[Extracted data entries]
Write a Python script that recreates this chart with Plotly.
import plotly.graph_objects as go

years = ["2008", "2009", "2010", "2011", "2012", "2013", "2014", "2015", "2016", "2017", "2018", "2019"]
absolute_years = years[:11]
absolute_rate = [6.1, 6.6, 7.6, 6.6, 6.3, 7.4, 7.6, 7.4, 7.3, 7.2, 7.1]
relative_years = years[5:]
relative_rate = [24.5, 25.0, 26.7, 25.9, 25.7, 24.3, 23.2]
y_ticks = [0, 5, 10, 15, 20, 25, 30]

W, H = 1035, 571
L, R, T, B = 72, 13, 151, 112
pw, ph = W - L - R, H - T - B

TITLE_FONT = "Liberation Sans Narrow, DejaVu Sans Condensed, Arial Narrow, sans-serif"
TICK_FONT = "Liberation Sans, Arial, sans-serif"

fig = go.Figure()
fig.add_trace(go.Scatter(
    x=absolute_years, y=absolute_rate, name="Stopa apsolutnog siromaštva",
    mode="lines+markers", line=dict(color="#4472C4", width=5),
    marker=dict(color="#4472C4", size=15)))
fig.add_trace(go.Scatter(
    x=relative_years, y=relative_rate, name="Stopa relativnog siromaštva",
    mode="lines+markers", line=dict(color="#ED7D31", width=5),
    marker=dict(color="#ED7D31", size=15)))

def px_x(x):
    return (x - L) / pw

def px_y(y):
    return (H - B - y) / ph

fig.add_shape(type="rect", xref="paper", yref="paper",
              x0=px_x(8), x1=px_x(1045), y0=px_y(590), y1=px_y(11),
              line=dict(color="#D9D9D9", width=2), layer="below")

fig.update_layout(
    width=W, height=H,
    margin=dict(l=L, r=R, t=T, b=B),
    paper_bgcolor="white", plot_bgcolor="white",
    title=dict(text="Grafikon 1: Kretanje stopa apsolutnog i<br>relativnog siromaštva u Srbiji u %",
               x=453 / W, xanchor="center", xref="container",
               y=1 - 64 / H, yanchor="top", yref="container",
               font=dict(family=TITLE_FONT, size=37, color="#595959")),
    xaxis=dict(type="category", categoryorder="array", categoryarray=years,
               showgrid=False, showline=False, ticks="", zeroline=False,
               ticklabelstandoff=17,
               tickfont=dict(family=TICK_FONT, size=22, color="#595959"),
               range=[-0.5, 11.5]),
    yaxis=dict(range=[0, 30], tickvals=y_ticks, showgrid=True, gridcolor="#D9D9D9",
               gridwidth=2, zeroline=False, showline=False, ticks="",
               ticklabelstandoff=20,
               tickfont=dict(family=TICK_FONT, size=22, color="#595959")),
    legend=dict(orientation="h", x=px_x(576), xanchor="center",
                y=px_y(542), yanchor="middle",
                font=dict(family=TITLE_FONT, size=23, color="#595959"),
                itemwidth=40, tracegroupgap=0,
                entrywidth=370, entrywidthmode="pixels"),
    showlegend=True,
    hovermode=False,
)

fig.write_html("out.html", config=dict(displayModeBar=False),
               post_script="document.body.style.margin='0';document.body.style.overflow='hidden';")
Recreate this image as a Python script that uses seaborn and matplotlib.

▶ **Task**
Take the entries above and transcribe them in full.

▶ **Exercise result**
Write a Python script that recreates this chart with Plotly.
import plotly.graph_objects as go

years = ["2008", "2009", "2010", "2011", "2012", "2013", "2014", "2015", "2016", "2017", "2018", "2019"]
absolute_years = years[:11]
absolute_rate = [6.1, 6.6, 7.6, 6.6, 6.3, 7.4, 7.6, 7.4, 7.3, 7.2, 7.1]
relative_years = years[5:]
relative_rate = [24.5, 25.0, 26.7, 25.9, 25.7, 24.3, 23.2]
y_ticks = [0, 5, 10, 15, 20, 25, 30]

W, H = 1035, 571
L, R, T, B = 72, 13, 151, 112
pw, ph = W - L - R, H - T - B

TITLE_FONT = "Liberation Sans Narrow, DejaVu Sans Condensed, Arial Narrow, sans-serif"
TICK_FONT = "Liberation Sans, Arial, sans-serif"

fig = go.Figure()
fig.add_trace(go.Scatter(
    x=absolute_years, y=absolute_rate, name="Stopa apsolutnog siromaštva",
    mode="lines+markers", line=dict(color="#4472C4", width=5),
    marker=dict(color="#4472C4", size=15)))
fig.add_trace(go.Scatter(
    x=relative_years, y=relative_rate, name="Stopa relativnog siromaštva",
    mode="lines+markers", line=dict(color="#ED7D31", width=5),
    marker=dict(color="#ED7D31", size=15)))

def px_x(x):
    return (x - L) / pw

def px_y(y):
    return (H - B - y) / ph

fig.add_shape(type="rect", xref="paper", yref="paper",
              x0=px_x(8), x1=px_x(1045), y0=px_y(590), y1=px_y(11),
              line=dict(color="#D9D9D9", width=2), layer="below")

fig.update_layout(
    width=W, height=H,
    margin=dict(l=L, r=R, t=T, b=B),
    paper_bgcolor="white", plot_bgcolor="white",
    title=dict(text="Grafikon 1: Kretanje stopa apsolutnog i<br>relativnog siromaštva u Srbiji u %",
               x=453 / W, xanchor="center", xref="container",
               y=1 - 64 / H, yanchor="top", yref="container",
               font=dict(family=TITLE_FONT, size=37, color="#595959")),
    xaxis=dict(type="category", categoryorder="array", categoryarray=years,
               showgrid=False, showline=False, ticks="", zeroline=False,
               ticklabelstandoff=17,
               tickfont=dict(family=TICK_FONT, size=22, color="#595959"),
               range=[-0.5, 11.5]),
    yaxis=dict(range=[0, 30], tickvals=y_ticks, showgrid=True, gridcolor="#D9D9D9",
               gridwidth=2, zeroline=False, showline=False, ticks="",
               ticklabelstandoff=20,
               tickfont=dict(family=TICK_FONT, size=22, color="#595959")),
    legend=dict(orientation="h", x=px_x(576), xanchor="center",
                y=px_y(542), yanchor="middle",
                font=dict(family=TITLE_FONT, size=23, color="#595959"),
                itemwidth=40, tracegroupgap=0,
                entrywidth=370, entrywidthmode="pixels"),
    showlegend=True,
    hovermode=False,
)

fig.write_html("out.html", config=dict(displayModeBar=False),
               post_script="document.body.style.margin='0';document.body.style.overflow='hidden';")
Recreate this image as a Python script that uses seaborn and matplotlib.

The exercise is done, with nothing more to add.